Ciri khas hoho ini adalah diawali dengan syair: Beta’ő gaő, beta’ő
gaő ya tumőrő (=silakan minggir , silakan minggir, ada yang mau lewat). Dalam konsep tradisi, syair ini berhubungan
dengan persiapan pemberian sirih
(afo) yang dibawakan oleh perempuan-perempuan dengan tarian mogaele.
- Foalő
kemudian diikuti dengan Faluaya Zanőkhő, sebuah tarian dalam pola ritmis 3
langkah yang diiringi dengan hoho Faluaya Zanőkhő dengan pola ritmis 10.
- Selanjutnya
adalah Faluaya Si’őligő,
sebuah tarian melingkar sambil pegangan tangan. Dalam tarian inilah,
tarian mogaele yang dibawakan oleh sejumlah perempuan mengambil peranan,
melalui lingkaran Faluaya Si’őligő
membawa sirih sambil dikawal oleh anggota si fatele.
- Peperangan (Fanufő).
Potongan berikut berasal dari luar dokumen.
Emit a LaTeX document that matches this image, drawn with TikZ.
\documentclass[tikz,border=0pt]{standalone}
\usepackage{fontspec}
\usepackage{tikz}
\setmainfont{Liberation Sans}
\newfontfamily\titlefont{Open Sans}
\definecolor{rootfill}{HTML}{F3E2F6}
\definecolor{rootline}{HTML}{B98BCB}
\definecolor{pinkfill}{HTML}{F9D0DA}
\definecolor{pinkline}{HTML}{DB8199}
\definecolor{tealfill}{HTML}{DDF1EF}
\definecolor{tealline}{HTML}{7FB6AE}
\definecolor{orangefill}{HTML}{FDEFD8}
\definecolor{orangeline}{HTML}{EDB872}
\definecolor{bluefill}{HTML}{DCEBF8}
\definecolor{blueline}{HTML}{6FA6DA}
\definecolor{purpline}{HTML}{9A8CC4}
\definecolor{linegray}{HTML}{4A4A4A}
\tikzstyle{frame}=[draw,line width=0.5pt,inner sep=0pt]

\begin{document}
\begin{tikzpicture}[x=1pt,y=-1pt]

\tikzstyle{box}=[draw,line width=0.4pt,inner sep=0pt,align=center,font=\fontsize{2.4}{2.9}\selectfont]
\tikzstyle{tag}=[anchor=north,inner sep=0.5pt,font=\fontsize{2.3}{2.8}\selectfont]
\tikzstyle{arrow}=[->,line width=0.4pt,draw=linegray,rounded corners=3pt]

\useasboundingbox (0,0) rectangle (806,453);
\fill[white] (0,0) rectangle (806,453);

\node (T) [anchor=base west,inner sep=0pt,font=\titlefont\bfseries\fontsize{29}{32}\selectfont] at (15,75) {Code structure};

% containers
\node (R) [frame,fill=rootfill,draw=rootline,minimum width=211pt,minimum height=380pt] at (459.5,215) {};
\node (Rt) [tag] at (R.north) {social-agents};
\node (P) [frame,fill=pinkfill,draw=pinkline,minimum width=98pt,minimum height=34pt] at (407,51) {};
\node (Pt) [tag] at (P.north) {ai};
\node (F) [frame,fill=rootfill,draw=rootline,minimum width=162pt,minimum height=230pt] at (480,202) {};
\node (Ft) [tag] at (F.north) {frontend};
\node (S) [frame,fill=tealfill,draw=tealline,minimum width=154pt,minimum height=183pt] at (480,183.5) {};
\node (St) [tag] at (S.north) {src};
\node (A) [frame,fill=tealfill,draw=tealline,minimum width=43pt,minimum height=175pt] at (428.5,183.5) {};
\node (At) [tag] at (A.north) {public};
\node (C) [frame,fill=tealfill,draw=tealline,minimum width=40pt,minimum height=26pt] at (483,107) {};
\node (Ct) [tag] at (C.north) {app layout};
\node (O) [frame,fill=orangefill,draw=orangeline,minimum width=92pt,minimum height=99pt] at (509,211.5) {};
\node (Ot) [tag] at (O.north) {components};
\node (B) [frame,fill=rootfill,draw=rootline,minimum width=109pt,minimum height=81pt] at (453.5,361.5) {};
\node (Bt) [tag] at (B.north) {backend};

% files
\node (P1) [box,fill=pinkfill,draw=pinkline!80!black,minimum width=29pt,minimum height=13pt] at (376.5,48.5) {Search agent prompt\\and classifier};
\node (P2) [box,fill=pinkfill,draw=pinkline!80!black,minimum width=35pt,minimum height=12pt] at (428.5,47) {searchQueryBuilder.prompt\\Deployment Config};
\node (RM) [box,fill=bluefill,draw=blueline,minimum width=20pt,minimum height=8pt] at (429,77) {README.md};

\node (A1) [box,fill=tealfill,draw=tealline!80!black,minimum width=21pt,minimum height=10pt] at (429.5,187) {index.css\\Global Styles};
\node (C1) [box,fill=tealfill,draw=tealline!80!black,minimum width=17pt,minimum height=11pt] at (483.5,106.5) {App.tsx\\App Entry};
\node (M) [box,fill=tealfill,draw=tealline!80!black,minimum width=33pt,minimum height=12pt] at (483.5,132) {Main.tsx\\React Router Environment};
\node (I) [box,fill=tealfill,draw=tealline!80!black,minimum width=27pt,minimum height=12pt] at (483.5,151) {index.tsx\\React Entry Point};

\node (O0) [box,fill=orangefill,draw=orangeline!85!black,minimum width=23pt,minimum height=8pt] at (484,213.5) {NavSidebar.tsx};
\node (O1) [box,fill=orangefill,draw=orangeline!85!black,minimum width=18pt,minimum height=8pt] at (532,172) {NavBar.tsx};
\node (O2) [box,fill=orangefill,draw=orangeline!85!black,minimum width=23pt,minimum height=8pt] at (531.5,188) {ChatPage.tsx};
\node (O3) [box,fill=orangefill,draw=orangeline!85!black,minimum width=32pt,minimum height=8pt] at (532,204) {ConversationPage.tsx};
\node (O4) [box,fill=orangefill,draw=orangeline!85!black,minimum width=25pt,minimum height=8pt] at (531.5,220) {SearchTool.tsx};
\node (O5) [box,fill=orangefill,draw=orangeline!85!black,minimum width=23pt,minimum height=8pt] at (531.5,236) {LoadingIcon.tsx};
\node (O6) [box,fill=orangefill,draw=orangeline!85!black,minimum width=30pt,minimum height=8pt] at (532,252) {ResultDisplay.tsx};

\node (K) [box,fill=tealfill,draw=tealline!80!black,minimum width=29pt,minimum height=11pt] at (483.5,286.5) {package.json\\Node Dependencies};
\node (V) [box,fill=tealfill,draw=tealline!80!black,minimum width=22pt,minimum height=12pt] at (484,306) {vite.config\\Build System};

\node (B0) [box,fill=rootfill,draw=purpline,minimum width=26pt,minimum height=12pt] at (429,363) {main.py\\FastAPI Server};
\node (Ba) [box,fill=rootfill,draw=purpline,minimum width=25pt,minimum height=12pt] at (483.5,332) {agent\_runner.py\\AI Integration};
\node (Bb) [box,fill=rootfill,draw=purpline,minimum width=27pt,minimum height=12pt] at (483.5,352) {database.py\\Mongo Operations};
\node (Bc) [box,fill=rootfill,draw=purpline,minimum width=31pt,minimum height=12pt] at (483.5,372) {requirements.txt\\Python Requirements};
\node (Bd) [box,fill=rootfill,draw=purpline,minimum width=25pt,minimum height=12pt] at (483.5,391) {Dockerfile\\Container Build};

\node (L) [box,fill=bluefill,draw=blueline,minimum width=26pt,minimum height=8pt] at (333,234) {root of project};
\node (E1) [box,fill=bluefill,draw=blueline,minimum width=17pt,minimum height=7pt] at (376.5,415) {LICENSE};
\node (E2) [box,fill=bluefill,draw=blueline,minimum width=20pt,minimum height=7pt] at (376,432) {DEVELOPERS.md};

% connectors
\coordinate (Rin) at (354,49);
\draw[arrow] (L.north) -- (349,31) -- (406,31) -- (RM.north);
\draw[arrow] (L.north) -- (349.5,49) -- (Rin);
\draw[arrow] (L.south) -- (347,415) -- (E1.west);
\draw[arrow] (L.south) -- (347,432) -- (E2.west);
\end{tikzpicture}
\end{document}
Dalam bagian ini group atele dibagi dua: yaitu pihak desa/banua yang diserang (sobanua) dan pihak musuh (nemali). Adegan dimulai dengan mana’a atau ronda yang dilakukan oleh seorang dari sobanua, dan menemukan bahwa ada musuh yang menyerang desa mereka. Kemudian terjadi peperangan dengan kekalahan pihak emali (musuh yang menyerang desa). Kekalahan musuh ini ditandai dengan teriakan “Alokha khő nemali” (celakalah musuh yang menyerang desa kita).
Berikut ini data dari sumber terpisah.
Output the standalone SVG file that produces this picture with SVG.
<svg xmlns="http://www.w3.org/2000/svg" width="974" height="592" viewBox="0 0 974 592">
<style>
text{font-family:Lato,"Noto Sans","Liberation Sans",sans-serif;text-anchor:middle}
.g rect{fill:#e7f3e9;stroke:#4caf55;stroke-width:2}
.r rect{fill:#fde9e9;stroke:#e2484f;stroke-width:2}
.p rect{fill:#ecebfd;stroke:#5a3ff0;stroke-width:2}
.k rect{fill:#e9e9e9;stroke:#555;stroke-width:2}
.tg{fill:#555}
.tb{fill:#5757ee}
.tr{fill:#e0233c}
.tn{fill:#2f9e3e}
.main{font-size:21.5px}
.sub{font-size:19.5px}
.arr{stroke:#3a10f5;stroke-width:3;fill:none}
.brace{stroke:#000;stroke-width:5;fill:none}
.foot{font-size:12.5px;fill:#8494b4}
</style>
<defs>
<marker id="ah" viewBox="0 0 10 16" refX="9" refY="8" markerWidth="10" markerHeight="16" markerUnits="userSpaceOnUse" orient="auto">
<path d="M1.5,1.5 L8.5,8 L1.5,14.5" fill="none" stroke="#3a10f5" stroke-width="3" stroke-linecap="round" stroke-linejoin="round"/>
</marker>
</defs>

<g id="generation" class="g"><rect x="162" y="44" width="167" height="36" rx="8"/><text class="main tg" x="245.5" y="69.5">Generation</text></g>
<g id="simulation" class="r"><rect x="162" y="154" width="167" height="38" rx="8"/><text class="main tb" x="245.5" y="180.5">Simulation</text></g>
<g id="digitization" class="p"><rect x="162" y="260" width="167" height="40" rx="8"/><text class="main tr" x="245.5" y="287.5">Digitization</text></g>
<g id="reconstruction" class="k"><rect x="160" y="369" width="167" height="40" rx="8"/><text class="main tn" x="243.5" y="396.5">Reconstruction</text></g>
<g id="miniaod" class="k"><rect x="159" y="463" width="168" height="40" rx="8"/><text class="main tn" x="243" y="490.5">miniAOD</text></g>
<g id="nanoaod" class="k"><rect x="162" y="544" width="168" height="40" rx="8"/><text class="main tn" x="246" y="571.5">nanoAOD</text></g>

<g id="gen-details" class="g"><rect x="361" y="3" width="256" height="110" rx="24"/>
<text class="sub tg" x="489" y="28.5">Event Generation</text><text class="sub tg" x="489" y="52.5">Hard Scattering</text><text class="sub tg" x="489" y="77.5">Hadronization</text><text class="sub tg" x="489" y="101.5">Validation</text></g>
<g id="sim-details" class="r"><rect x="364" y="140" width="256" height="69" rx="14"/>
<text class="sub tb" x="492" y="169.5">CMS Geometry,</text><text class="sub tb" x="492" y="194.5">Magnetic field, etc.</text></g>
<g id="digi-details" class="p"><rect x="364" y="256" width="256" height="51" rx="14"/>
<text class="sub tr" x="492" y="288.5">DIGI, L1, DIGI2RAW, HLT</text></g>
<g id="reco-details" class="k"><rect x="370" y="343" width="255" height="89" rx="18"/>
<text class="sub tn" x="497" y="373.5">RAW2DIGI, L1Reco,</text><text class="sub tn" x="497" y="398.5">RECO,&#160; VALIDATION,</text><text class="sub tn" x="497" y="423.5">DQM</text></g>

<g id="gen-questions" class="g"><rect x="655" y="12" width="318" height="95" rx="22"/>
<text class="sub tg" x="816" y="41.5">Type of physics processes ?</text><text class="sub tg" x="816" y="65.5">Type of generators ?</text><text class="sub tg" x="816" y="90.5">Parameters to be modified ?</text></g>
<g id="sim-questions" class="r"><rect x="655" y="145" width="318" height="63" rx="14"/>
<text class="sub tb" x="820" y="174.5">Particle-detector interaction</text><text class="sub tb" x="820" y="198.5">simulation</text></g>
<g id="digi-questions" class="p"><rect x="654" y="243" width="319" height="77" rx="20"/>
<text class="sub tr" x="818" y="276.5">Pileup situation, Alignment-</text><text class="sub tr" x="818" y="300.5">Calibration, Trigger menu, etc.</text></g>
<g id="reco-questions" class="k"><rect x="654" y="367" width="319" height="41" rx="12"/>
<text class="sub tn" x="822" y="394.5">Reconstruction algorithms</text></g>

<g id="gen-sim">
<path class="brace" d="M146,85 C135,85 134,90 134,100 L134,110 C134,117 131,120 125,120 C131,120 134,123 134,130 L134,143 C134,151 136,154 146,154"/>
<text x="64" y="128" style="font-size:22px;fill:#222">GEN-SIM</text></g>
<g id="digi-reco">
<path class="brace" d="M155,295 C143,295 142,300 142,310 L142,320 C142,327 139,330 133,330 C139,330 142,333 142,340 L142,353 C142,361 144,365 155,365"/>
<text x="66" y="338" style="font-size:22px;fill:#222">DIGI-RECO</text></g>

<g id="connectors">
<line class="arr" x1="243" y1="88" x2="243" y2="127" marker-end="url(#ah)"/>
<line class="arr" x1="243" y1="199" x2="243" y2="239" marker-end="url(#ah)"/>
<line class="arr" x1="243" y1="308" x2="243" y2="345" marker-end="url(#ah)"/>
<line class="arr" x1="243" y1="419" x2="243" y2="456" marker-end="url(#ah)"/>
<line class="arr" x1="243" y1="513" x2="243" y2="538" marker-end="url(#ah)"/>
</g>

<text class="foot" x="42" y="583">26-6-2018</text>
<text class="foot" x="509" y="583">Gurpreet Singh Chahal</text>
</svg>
- Kemudian dilantunkan AE HOHOI, yang
mengisyaratkan ajakan untuk melaporkan kemenangan itu kepada Si’ulu desa
tersebut (si’ulu adalah kaum bangsawan tradisionil pemimpin desa). Dan dilanjutkan dengan menyanyikan
“hemitae”, yang berarti mari kita beritahu kemenangan kita atas musuh yang
ingin menghancurkan desa kita.
- Setelah itu, dilanjutkan dengan Fadőli
Hia, sebuah tarian yang diiringi dengan hoho Fadőli Hia yang diawali
dengan syair “datalau maluaya, he” sebuah ajakan untuk menari di halaman
desa.
- Adegan ini
kemudian dilanjutkan dengan
“orahua”, yaitu rapat desa yang membicarakan kemenangan desa tersebut
atas kekuatan perusak dari nemali. Yang melibatkan para pimpinan adat desa
yaitu para si’ulu dan si’ila.
Selanjutnya diperagakan fatele dan famanu-manu. Tarian Fatele adalah tarian tunggal yang dimulai dengan melompat di tempat
sambil memegang tombak dan perisai. Ketika melompat, pertama-tama perisai
di hentakkan di lutut dan ketika di udara ujung kaki menyepak perisai.
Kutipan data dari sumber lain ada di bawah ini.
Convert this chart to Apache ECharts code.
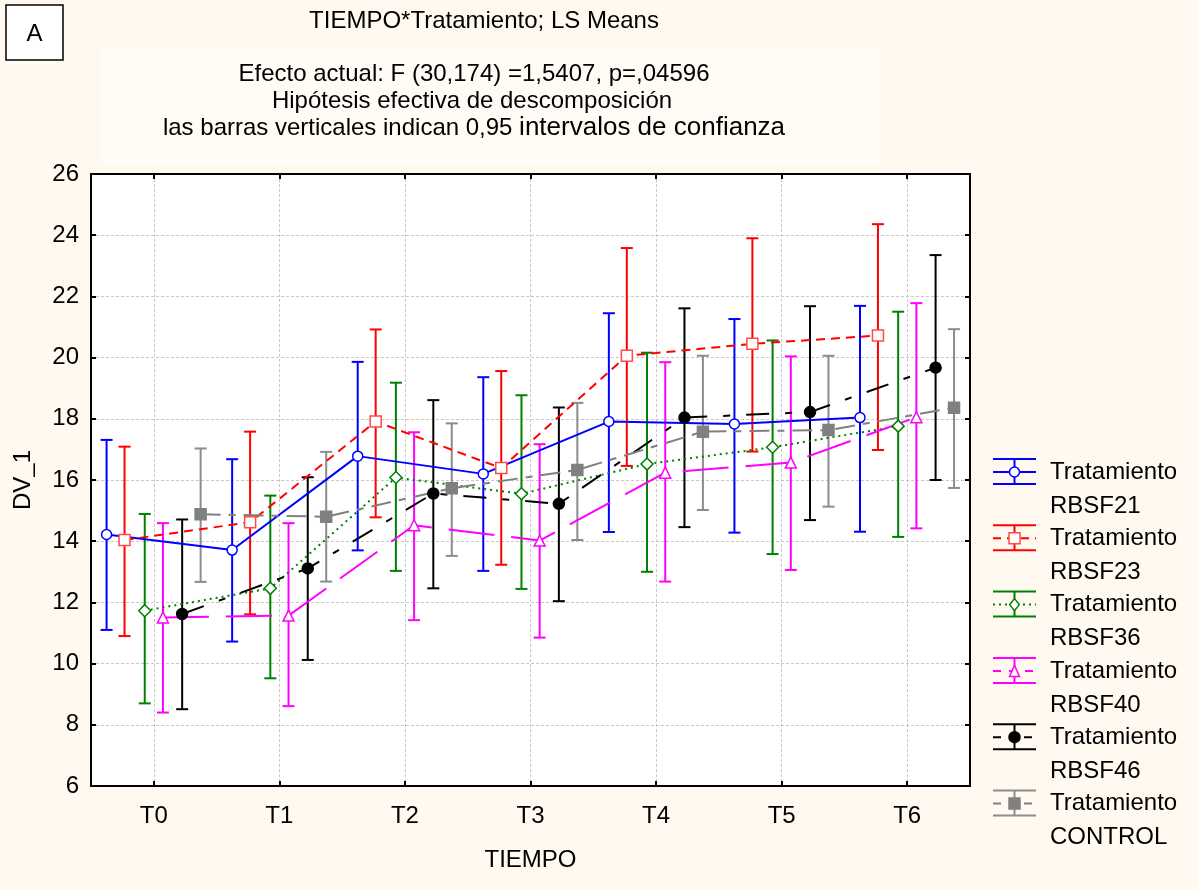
<!DOCTYPE html>
<html><head><meta charset="utf-8">
<script src="https://cdn.jsdelivr.net/npm/echarts@6/dist/echarts.min.js"></script>
<style>html,body{margin:0;padding:0;background:#FFF9EF;}#c{width:1198px;height:890px;}</style>
</head><body><div id="c"></div>
<script>
// ---- data ----
const categories = ['T0','T1','T2','T3','T4','T5','T6'];
const groupNames = ['RBSF21','RBSF23','RBSF36','RBSF40','RBSF46','CONTROL'];
const legendPrefix = 'Tratamiento';
const yTicks = [6,8,10,12,14,16,18,20,22,24,26];

const meanRBSF21 = [14.22,13.71,16.78,16.20,17.91,17.83,18.04];
const lowRBSF21  = [11.10,10.72,13.70,13.03,14.30,14.28,14.31];
const highRBSF21 = [17.31,16.68,19.86,19.36,21.45,21.26,21.69];

const meanRBSF23 = [14.04,14.62,17.91,16.39,20.06,20.45,20.72];
const lowRBSF23  = [10.90,11.61,14.78,13.23,16.46,16.93,16.98];
const highRBSF23 = [17.09,17.58,20.92,19.56,23.58,23.90,24.36];

const meanRBSF36 = [11.73,12.46,16.08,15.55,16.52,17.07,17.76];
const lowRBSF36  = [8.70,9.52,13.03,12.44,13.00,13.58,14.14];
const highRBSF36 = [14.89,15.49,19.18,18.77,20.16,20.56,21.50];

const meanRBSF40 = [11.51,11.57,14.52,14.02,16.24,16.57,18.05];
const lowRBSF40  = [8.40,8.61,11.42,10.85,12.68,13.06,14.42];
const highRBSF40 = [14.59,14.59,17.56,17.17,19.85,20.04,21.78];

const meanRBSF46 = [11.62,13.11,15.56,15.22,18.04,18.22,19.67];
const lowRBSF46  = [8.51,10.12,12.46,12.04,14.46,14.69,16.00];
const highRBSF46 = [14.71,16.09,18.61,18.37,21.61,21.68,23.35];

const meanCONTROL = [14.88,14.80,15.73,16.33,17.58,17.63,18.36];
const lowCONTROL  = [12.67,12.68,13.52,14.04,15.02,15.13,15.74];
const highCONTROL = [17.03,16.92,17.85,18.52,20.06,20.06,20.93];

const titleText = 'TIEMPO*Tratamiento; LS Means';
const subLine1 = 'Efecto actual: F (30,174) =1,5407, p=,04596';
const subLine2 = 'Hipótesis efectiva de descomposición';
const subLine3a = 'las barras verticales indican 0,95 ';
const subLine3b = 'intervalos de confianza';
const xName = 'TIEMPO';
const yName = 'DV_1';
const panelLetter = 'A';

// ---- styles ----
const FONT = '"Liberation Sans", Arial, sans-serif';
const means = [meanRBSF21, meanRBSF23, meanRBSF36, meanRBSF40, meanRBSF46, meanCONTROL];
const lows  = [lowRBSF21, lowRBSF23, lowRBSF36, lowRBSF40, lowRBSF46, lowCONTROL];
const highs = [highRBSF21, highRBSF23, highRBSF36, highRBSF40, highRBSF46, highCONTROL];
const offsets = [-0.376,-0.233,-0.072,0.073,0.226,0.373];
const styles = [
  {color:'#0000FF', err:'#0000FF', dash:'solid', symbol:'circle', fill:'#FFFFFF', border:'#0000FF', size:10},
  {color:'#FF0000', err:'#FF0000', dash:[9,6], symbol:'rect', fill:'#FFFFFF', border:'#FF4A4A', size:11},
  {color:'#008000', err:'#008000', dash:[2,4], symbol:'diamond', fill:'#FFFFFF', border:'#008000', size:12},
  {color:'#FF00FF', err:'#FF00FF', dash:[46,17], symbol:'triangle', fill:'#FFFFFF', border:'#FF00FF', size:11},
  {color:'#000000', err:'#000000', dash:[23,16,7,16], symbol:'circle', fill:'#000000', border:'#000000', size:11},
  {color:'#808080', err:'#8C8C8C', dash:[20,8,7,8], symbol:'rect', fill:'#808080', border:'#808080', size:11}
];

const chart = echarts.init(document.getElementById('c'));
const series = [];
groupNames.forEach((g, s) => {
  const st = styles[s];
  const errData = categories.map((c, i) => [i + offsets[s], lows[s][i], highs[s][i]]);
  series.push({
    name: g + '_err', type: 'custom', z: 2, silent: true,
    data: errData,
    renderItem: (params, api) => {
      const x = api.value(0);
      const p1 = api.coord([x, api.value(1)]);
      const p2 = api.coord([x, api.value(2)]);
      const hw = 6;
      const ls = {stroke: st.err, lineWidth: 2};
      return {type:'group', children:[
        {type:'line', shape:{x1:p1[0], y1:p1[1], x2:p2[0], y2:p2[1]}, style: ls},
        {type:'line', shape:{x1:p1[0]-hw, y1:p1[1], x2:p1[0]+hw, y2:p1[1]}, style: ls},
        {type:'line', shape:{x1:p2[0]-hw, y1:p2[1], x2:p2[0]+hw, y2:p2[1]}, style: ls}
      ]};
    }
  });
  series.push({
    name: g, type: 'line', z: 3,
    data: categories.map((c, i) => [i + offsets[s], means[s][i]]),
    symbol: st.symbol, symbolSize: st.size, showSymbol: true,
    lineStyle: {color: st.color, width: 2, type: st.dash},
    itemStyle: {color: st.fill, borderColor: st.border, borderWidth: 1.5},
    animation: false
  });
});

// legend built as graphics
const graphics = [];
graphics.push({type:'rect', shape:{x:101, y:47, width:779, height:117}, style:{fill:'#FFFCF6'}, z:-1});
graphics.push({type:'rect', shape:{x:6, y:5, width:57, height:55}, style:{fill:'#FFFFFF', stroke:'#000', lineWidth:1.5}});
graphics.push({type:'text', x:34.5, y:34, style:{text:panelLetter, font:'24px '+FONT, fill:'#000', align:'center', verticalAlign:'middle'}});
graphics.push({type:'text', x:484, y:21, style:{text:titleText, font:'24px '+FONT, fill:'#000', align:'center', verticalAlign:'middle'}});
graphics.push({type:'text', x:474, y:74, style:{text:subLine1, font:'24px '+FONT, fill:'#000', align:'center', verticalAlign:'middle'}});
graphics.push({type:'text', x:472, y:101, style:{text:subLine2, font:'24px '+FONT, fill:'#000', align:'center', verticalAlign:'middle'}});
graphics.push({type:'text', x:474, y:128, style:{text:'{a|'+subLine3a+'}{b|'+subLine3b+'}', align:'center', verticalAlign:'middle',
  rich:{a:{fontSize:24, fontFamily:FONT, fill:'#000', color:'#000'}, b:{fontSize:26, fontFamily:FONT, color:'#000'}}}});

groupNames.forEach((g, s) => {
  const st = styles[s];
  const cy = 472 + s * 66.3;
  const x0 = 993, x1 = 1036, xm = (x0 + x1) / 2;
  const errStyle = {stroke: st.err, lineWidth: 2};
  graphics.push({type:'line', shape:{x1:x0, y1:cy-13, x2:x1, y2:cy-13}, style: errStyle});
  graphics.push({type:'line', shape:{x1:x0, y1:cy+12, x2:x1, y2:cy+12}, style: errStyle});
  graphics.push({type:'line', shape:{x1:xm, y1:cy-13, x2:xm, y2:cy+12}, style: errStyle});
  graphics.push({type:'line', shape:{x1:x0, y1:cy, x2:x1, y2:cy}, style:{stroke: st.color, lineWidth: 2, lineDash: st.dash === 'solid' ? null : st.dash.map(v => Math.min(v, 8))}});
  const r = st.size / 2;
  const ms = {fill: st.fill, stroke: st.border, lineWidth: 1.5};
  if (st.symbol === 'circle') graphics.push({type:'circle', shape:{cx:xm, cy:cy, r:r}, style: ms});
  else if (st.symbol === 'rect') graphics.push({type:'rect', shape:{x:xm-r, y:cy-r, width:2*r, height:2*r}, style: ms});
  else if (st.symbol === 'diamond') graphics.push({type:'polygon', shape:{points:[[xm,cy-r],[xm+r*0.8,cy],[xm,cy+r],[xm-r*0.8,cy]]}, style: ms});
  else graphics.push({type:'polygon', shape:{points:[[xm,cy-r],[xm+r*0.9,cy+r],[xm-r*0.9,cy+r]]}, style: ms});
  graphics.push({type:'text', x:1050, y:cy, style:{text:legendPrefix, font:'24px '+FONT, fill:'#000', verticalAlign:'middle'}});
  graphics.push({type:'text', x:1050, y:cy+34, style:{text:g, font:'24px '+FONT, fill:'#000', verticalAlign:'middle'}});
});

const tickVals = categories.map((c, i) => i);
const gridLine = {show:true, lineStyle:{color:'#C8C8C8', width:1, type:[3,2]}};
const axLine = {show:true, onZero:false, lineStyle:{color:'#000', width:2}};
const axTick = {show:true, inside:true, length:5, lineStyle:{color:'#000', width:2}};

chart.setOption({
  backgroundColor: '#FFF9EF',
  animation: false,
  grid: {left:91, right:228, top:174, bottom:104, show:true, backgroundColor:'#FFFFFF', borderColor:'#000', borderWidth:0},
  xAxis: [
    {type:'value', min:-0.5, max:6.5, position:'bottom',
     axisLine: axLine,
     axisTick: Object.assign({}, axTick, {customValues: tickVals}),
     axisLabel: {customValues: tickVals, formatter: v => categories[Math.round(v)], margin: 18, fontSize: 24, fontFamily: FONT, color:'#000'},
     splitLine: gridLine,
     name: xName, nameLocation:'middle', nameGap: 62, nameTextStyle:{fontSize:24, fontFamily:FONT, color:'#000'}},
    {type:'value', min:-0.5, max:6.5, position:'top',
     axisLine: axLine,
     axisTick: Object.assign({}, axTick, {customValues: tickVals}),
     axisLabel: {show:false, customValues: tickVals},
     splitLine: {show:false}}
  ],
  yAxis: [
    {type:'value', min:6, max:26, interval:2, position:'left',
     axisLine: axLine, axisTick: axTick,
     axisLabel: {margin: 12, fontSize: 24, fontFamily: FONT, color:'#000', formatter: v => String(v)},
     splitLine: gridLine,
     name: yName, nameLocation:'middle', nameGap: 56, nameRotate: 90, nameTextStyle:{fontSize:24, fontFamily:FONT, color:'#000'}},
    {type:'value', min:6, max:26, interval:2, position:'right',
     axisLine: axLine, axisTick: axTick, axisLabel:{show:false}, splitLine:{show:false}}
  ],
  series: series,
  graphic: graphics
});
</script></body></html>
Secara tradisionil, lompatan ini harus dilakukan dalam jumlah ganjil
(satu, tiga, lima kali dst). Tidak boleh dalam jumlah genap. Lompatan yang baik adalah jika si fatele
tidak bergeser dari tempatnya setelah beberapa kali melompat. Selanjutnya di peragakan bagaimana
mempergunakan tombak dan pedang secara berurutan. Adegan ini kemudian diakhiri dengan
famanumanu, yaitu tarian yang memperlihatkan bagaimana pahlawan dari banua
tersebut mengalahkan musuh dalam sebuah duel (pertarungan satu
lawan satu). Esensi dari bagian ini
adalah melaporkan bagaimana pahlawan desa tersebut mengalahkan musuh yang
menyerang mereka.
Fatele! Tarian teatrikal ini dibuka
dan ditutup dengan fanoho'o. Sebuah teriakan dari seorang pemain yang
menyerukan untuk bersatu, dan dijawab oleh semua pemain dengan teriakan
melengking. Inilah Fatele, Tari perang
yang tidak haus perang, tidak ingin menjajah dan tidak ingin dijajah. Fatele,
adalah tarian untuk survive, mungkin
inilah yang mnyebabkan ada banyak desa besar di Teluk Dalam, Nias Selatan.
Taaaaaarihumőhő banuaaa Hiliiiiisimaetanő... Hu!! Ba hizale!! Demikianlah
teriakan survival tersebut melengking-lengking di udara.